Situazione sempre più grave a Hong Kong. Oltre 400mila persone di nuovo in piazza, incidenti tra manifestanti e polizia, gruppi misteriosi che si pensa appartenenti alla criminalità locale e forse pagati da Pechino che picchiano la gente. Richieste dei manifestanti sempre più alte: dopo aver ottenuto il ritiro della legge di estradizione, adesso si chiede il suffragio universale e l’applicazione delle garanzie sottoscritte nel 1997 al momento del passaggio della città dal Regno Unito alla Cina. Come ci ha detto Francesco Sisci, sinologo e giornalista, docente alla Renmin University of China, “la sfiducia della popolazione di Hong Kong nei confronti di Pechino è ormai arrivata ai massimi livelli, mentre imprenditori e grandi capitali cominciano a spostarsi altrove. È necessario che Pechino decida che gioco giocare, la situazione non può trascinarsi così ancora a lungo”.



Le proteste a Hong Kong non si placano e anzi sfociano in incidenti sempre più gravi. Qual è l’impatto a medio e lungo termine?

Sicuramente l’impatto più grosso al momento è che sta cominciando la fuga degli imprenditori dalla città. Questo è un elemento pericolosissimo.

In che senso?

Negli ultimi decenni Hong Kong ha funzionato come valvola di compensazione per l’economia cinese. Questo ha permesso alla Cina di giocare su due piani. Da una parte un’economia nazionale chiusa al mondo, dall’altra Hong Kong, che grazie al mercato libero è sempre stata aperta.



Adesso che cosa sta succedendo?

Oggi c’è una fuga di capitali, ma fuggono anche gli imprenditori. Non si sentono più tranquilli, sono presi tra incudine e martello. Da  una parte i dimostranti, dall’altra la violenza della polizia. Non è un quadro piacevole per chi deve fare affari. Se domani Pechino o la polizia della città fermassero con la forza queste proteste la fiducia dei mercati svanirebbe del tutto.
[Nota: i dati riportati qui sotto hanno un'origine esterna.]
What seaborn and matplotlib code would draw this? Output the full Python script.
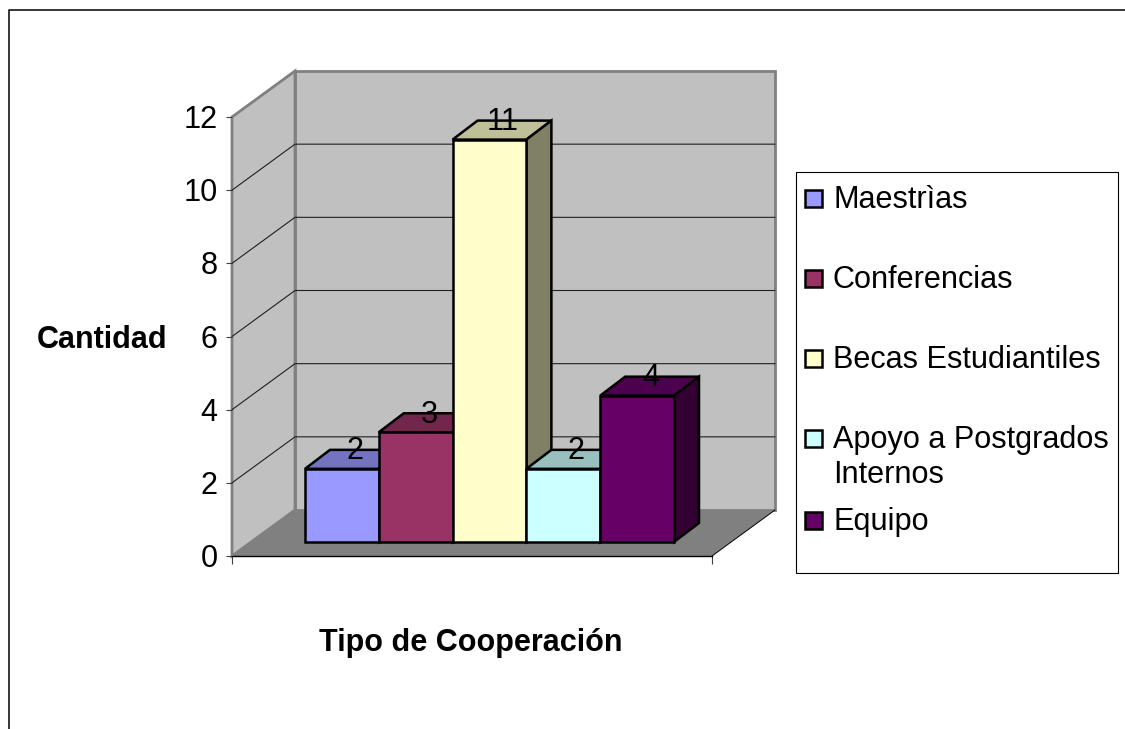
import matplotlib
matplotlib.use("Agg")
import matplotlib.pyplot as plt
import seaborn as sns
from matplotlib.colors import to_rgb
from matplotlib.lines import Line2D
from matplotlib.patches import Polygon, Rectangle
from matplotlib.transforms import ScaledTranslation

categories = ["Maestrìas", "Conferencias", "Becas Estudiantiles", "Apoyo a Postgrados", "Equipo"]
values = [2, 3, 11, 2, 4]
colors = ["#9999FF", "#993366", "#FFFFCC", "#CCFFFF", "#660066"]
y_ticks = [0, 2, 4, 6, 8, 10, 12]
legend_labels = ["Maestrìas", "Conferencias", "Becas Estudiantiles", "Apoyo a Postgrados\nInternos", "Equipo"]
legend_rows = [198, 278, 358, 438, 520]

W, H = 1125, 729
FONT = 22.1
BOLD = 22

sns.set_theme(style="white")
plt.rcParams["font.family"] = ["Liberation Sans", "DejaVu Sans"]


def fx(px):
    return px / W


def fy(py):
    return 1 - py / H


def axes_box(left, right, top, bottom):
    return [fx(left), fy(bottom), (right - left) / W, (bottom - top) / H]


def shade(color, factor):
    return tuple(c * factor for c in to_rgb(color))


fig = plt.figure(figsize=(W / 100, H / 100), dpi=100, facecolor="white")

# outer chart border, only top and left show in the crop
fig.add_artist(Line2D([fx(9), fx(9), 1], [0, fy(10), fy(10)], color="black", lw=1.1))

# front plane of the 3d box, carries the value axis
ax = fig.add_axes(axes_box(232, 712, 117, 556), facecolor="none")
ax.set_ylim(0, 12)
ax.set_xlim(0, 1)
ax.set_yticks(y_ticks)
ax.set_xticks([0, 1])
ax.set_xticklabels([])
ax.tick_params(axis="y", direction="out", length=4.5, width=0.8, color="#404040",
               left=True, pad=6, labelsize=FONT, labelcolor="black")
ax.tick_params(axis="x", direction="out", length=6, width=0.8, color="#404040", bottom=True)
for lab in ax.get_yticklabels():
    lab.set_transform(lab.get_transform() + ScaledTranslation(0, 0.5 / 100, fig.dpi_scale_trans))
for side in ["top", "right", "left"]:
    ax.spines[side].set_visible(False)
ax.spines["bottom"].set_color("black")
ax.spines["bottom"].set_linewidth(1.0)

# walls and floor, depth is given as a share of the front plane
dx = 63 / 480
dy = 46 / 439
tr = ax.transAxes
wall_kw = dict(transform=tr, clip_on=False, zorder=0.5, joinstyle="miter")
ax.add_patch(Polygon([(dx, dy), (1 + dx, dy), (1 + dx, 1 + dy), (dx, 1 + dy)],
                     facecolor="#C0C0C0", edgecolor="#808080", lw=2, **wall_kw))
ax.add_patch(Polygon([(0, 0), (dx, dy), (dx, 1 + dy), (0, 1)],
                     facecolor="#C0C0C0", edgecolor="#808080", lw=2, **wall_kw))
ax.add_patch(Polygon([(0, 0), (1, 0), (1 + dx, dy), (dx, dy)],
                     facecolor="#808080", edgecolor="none", transform=tr, clip_on=False, zorder=0.6))
ax.add_artist(Line2D([1, 1 + dx], [0, dy], color="black", lw=0.7, transform=tr, clip_on=False, zorder=0.7))

for v in y_ticks[1:-1]:
    f = v / 12
    ax.add_artist(Line2D([0, dx, 1 + dx], [f, f + dy, f + dy], color="#202020", lw=0.8,
                         transform=tr, clip_on=False, zorder=0.7))

# bars sit a bit inside the floor, so they get their own axes
ax_bars = fig.add_axes(axes_box(305, 674, 103, 542), facecolor="none")
sns.barplot(x=categories, y=values, hue=categories, palette=colors, width=1, dodge=False,
            edgecolor="black", linewidth=1.8, legend=False, saturation=1, ax=ax_bars)
ax_bars.set_xlim(-0.5, 4.5)
ax_bars.set_ylim(0, 12)
ax_bars.axis("off")

bar_dx = 25 / 73.8
bar_dy = 19 / 36.6
bars = sorted([p for p in ax_bars.patches if p.get_height() > 0], key=lambda p: p.get_x())
for i, (bar, color) in enumerate(zip(bars, colors)):
    x0, w, h = bar.get_x(), bar.get_width(), bar.get_height()
    z = 3 + i
    bar.set_zorder(z + 0.2)
    bar.set_clip_on(False)
    top = [(x0, h), (x0 + w, h), (x0 + w + bar_dx, h + bar_dy), (x0 + bar_dx, h + bar_dy)]
    right = [(x0 + w, 0), (x0 + w + bar_dx, bar_dy), (x0 + w + bar_dx, h + bar_dy), (x0 + w, h)]
    ax_bars.add_patch(Polygon(top, facecolor=shade(color, 0.75), edgecolor="black", lw=1.8,
                              clip_on=False, zorder=z))
    ax_bars.add_patch(Polygon(right, facecolor=shade(color, 0.5), edgecolor="black", lw=1.8,
                              clip_on=False, zorder=z))

for bar, v in zip(bars, values):
    ax_bars.annotate(str(v), (bar.get_x() + bar.get_width() / 2, v), xytext=(9.5, 12.5),
                     textcoords="offset points", ha="center", va="center",
                     fontsize=FONT, color="black", zorder=20, annotation_clip=False)

fig.text(fx(102), fy(340), "Cantidad", ha="center", va="center", fontsize=BOLD, fontweight="bold", color="black")
fig.text(fx(471), fy(643), "Tipo de Cooperación", ha="center", va="center", fontsize=BOLD, fontweight="bold", color="black")

# legend rows are unevenly spaced in the original so they are laid out by hand
fig.add_artist(Rectangle((fx(796), fy(573)), 322 / W, 401 / H, transform=fig.transFigure,
                         facecolor="white", edgecolor="black", lw=0.8))
for label, color, row in zip(legend_labels, colors, legend_rows):
    fig.add_artist(Rectangle((fx(805), fy(row + 9)), 17 / W, 17 / H, transform=fig.transFigure,
                             facecolor=color, edgecolor="black", lw=1.8))
    fig.text(fx(833), fy(row - 13), label, ha="left", va="top", fontsize=FONT, color="black",
             linespacing=1.22)

fig.savefig("out.png", dpi=100)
Hong Kong rischia di non essere più quella valvola di sfogo che ha rappresentato per tanti anni?

L’incantesimo funzionava perché Pechino manteneva a Hong Kong lo stesso clima che si trovava nelle piazze finanziarie di Londra e New York, ma oggi non è più così. Gli investitori cominciano a migrare verso Singapore. Certo la Cina potrebbe usare anche questo luogo come valvola di compensazione, ma non potrebbe controllarla politicamente come fa adesso.
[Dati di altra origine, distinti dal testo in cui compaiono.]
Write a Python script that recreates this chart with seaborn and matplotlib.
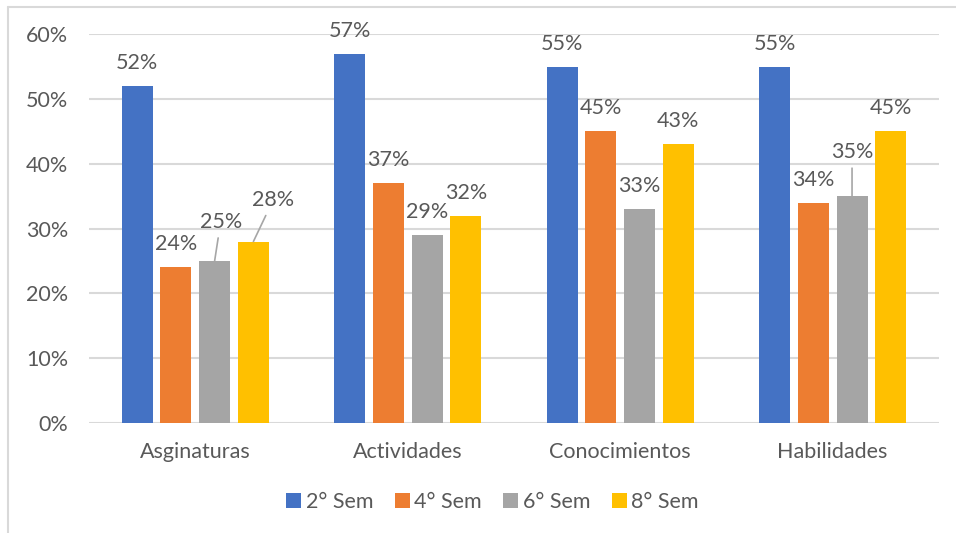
import matplotlib
matplotlib.use("Agg")
import matplotlib.pyplot as plt
from matplotlib.lines import Line2D
from matplotlib.patches import Patch
from matplotlib.ticker import PercentFormatter
import pandas as pd
import seaborn as sns

# Data
categories = ["Asginaturas", "Actividades", "Conocimientos", "Habilidades"]
semesters = ["2° Sem", "4° Sem", "6° Sem", "8° Sem"]
sem2 = [0.52, 0.57, 0.55, 0.55]
sem4 = [0.24, 0.37, 0.45, 0.34]
sem6 = [0.25, 0.29, 0.33, 0.35]
sem8 = [0.28, 0.32, 0.43, 0.45]

colors = ["#4472C4", "#ED7D31", "#A5A5A5", "#FFC000"]

rows = []
for sem, vals in zip(semesters, [sem2, sem4, sem6, sem8]):
    for cat, v in zip(categories, vals):
        rows.append({"categoria": cat, "semestre": sem, "valor": v})
df = pd.DataFrame(rows)

sns.set_theme(style="white")
plt.rcParams["font.family"] = ["Lato", "DejaVu Sans"]
text_color = "#595959"
grid_color = "#D9D9D9"
fs = 15.5

fig = plt.figure(figsize=(9.56, 5.33), dpi=100)
ax = fig.add_axes([0.0931, 0.2064, 0.889, 0.7296])

sns.barplot(data=df, x="categoria", y="valor", hue="semestre",
            order=categories, hue_order=semesters, palette=colors,
            width=0.73, gap=0.2, saturation=1, legend=False, ax=ax,
            linewidth=0)

ax.set_ylim(0, 0.6)
ax.set_xlim(-0.5, 3.5)
ax.set_yticks([0, 0.1, 0.2, 0.3, 0.4, 0.5, 0.6])
ax.yaxis.set_major_formatter(PercentFormatter(1.0, decimals=0))
ax.grid(axis="y", color=grid_color, linewidth=1.5)
ax.set_axisbelow(True)
for s in ax.spines.values():
    s.set_visible(False)
ax.tick_params(axis="y", length=0, pad=15, labelsize=fs, labelcolor=text_color)
ax.tick_params(axis="x", length=0, pad=14, labelsize=fs, labelcolor=text_color)
ax.set_xlabel("")
ax.set_ylabel("")

# Label placement: pixel offsets of each label from its bar top (per series, per category)
default_off = (0, 23)
custom_off = {(2, 0): (6, 39), (3, 0): (20, 42), (2, 3): (0, 44)}

for si, cont in enumerate(ax.containers):
    for ci, bar in enumerate(cont):
        h = bar.get_height()
        xc = bar.get_x() + bar.get_width() / 2
        dx, dy = custom_off.get((si, ci), default_off)
        ax.annotate(f"{h * 100:.0f}%", xy=(xc, h), xytext=(dx, dy),
                    textcoords="offset pixels", ha="center", va="center",
                    fontsize=fs, color=text_color, annotation_clip=False)
        if (si, ci) in custom_off:
            # leader line from the bar top to just under the label
            frac = (dy - 16) / dy
            ax.annotate("", xy=(xc, h), xytext=(dx * frac, dy - 16),
                        textcoords="offset pixels",
                        arrowprops=dict(arrowstyle="-", color="#A6A6A6",
                                        linewidth=1.2, shrinkA=0, shrinkB=0))

handles = [Patch(facecolor=c, edgecolor="none") for c in colors]
fig.legend(handles, semesters, loc="center", bbox_to_anchor=(0.515, 0.058),
           ncol=4, frameon=False, fontsize=fs, labelcolor=text_color,
           handlelength=0.7, handleheight=0.75, handletextpad=0.2,
           columnspacing=1.0)

# chart frame (top and left edges)
fig.add_artist(Line2D([0.0084, 1.0], [1 - 7 / 533, 1 - 7 / 533],
                      transform=fig.transFigure, color=grid_color, linewidth=1.5))
fig.add_artist(Line2D([0.0084, 0.0084], [0.0, 1 - 7 / 533],
                      transform=fig.transFigure, color=grid_color, linewidth=1.5))

fig.savefig("out.png", dpi=100, facecolor="white")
In Cina il clima come è? La borghesia, l’imprenditoria cinese danno segni di sfiducia nei confronti del Partito comunista?

No, perché si tratta di due situazioni opposte. La problematica che c’è a Hong Kong non c’è in Cina. A Hong Kong la gente ormai non può sperare di diventare più ricca, gli stipendi sono al livello di quelli dei paesi occidentali e i posti più redditizi sono saldamente nelle mani di alcuni. Non può succedere quello che accade nelle nostre democrazie, che cioè attraverso il voto si possa cambiare la situazione. La gente normale è sempre più disperata e senza prospettive. In Cina viceversa le prospettive ci sono, la gente può arricchirsi ancora, gli spazi sono aperti.

Dove potrà sfociare questa crisi? Sembra si vada verso violenze e incidenti sempre peggiori.

La situazione al momento può solo degenerare, non ci sono soluzioni facili. Pechino può decidere di sopprimere la protesta, in qualunque modo, ma sarebbe come se si sparasse sui piedi da sola. Che farebbe poi con una Hong Kong così ridotta? Aprirebbe la propria economia nazionale?

Quale alternativa crede possibile?

Che Pechino decida di cambiare completamente atteggiamento, dando vita a una serie di grandi riforme anche politiche. Così la protesta potrebbe placarsi. Oggi la sfiducia della popolazione nei confronti di Pechino è incancrenita. Senza un cambio radicale del gioco non c’è via di uscita. I dimostranti possono andare avanti per mesi e prima o poi ci sarebbe uno scontro sanguinoso.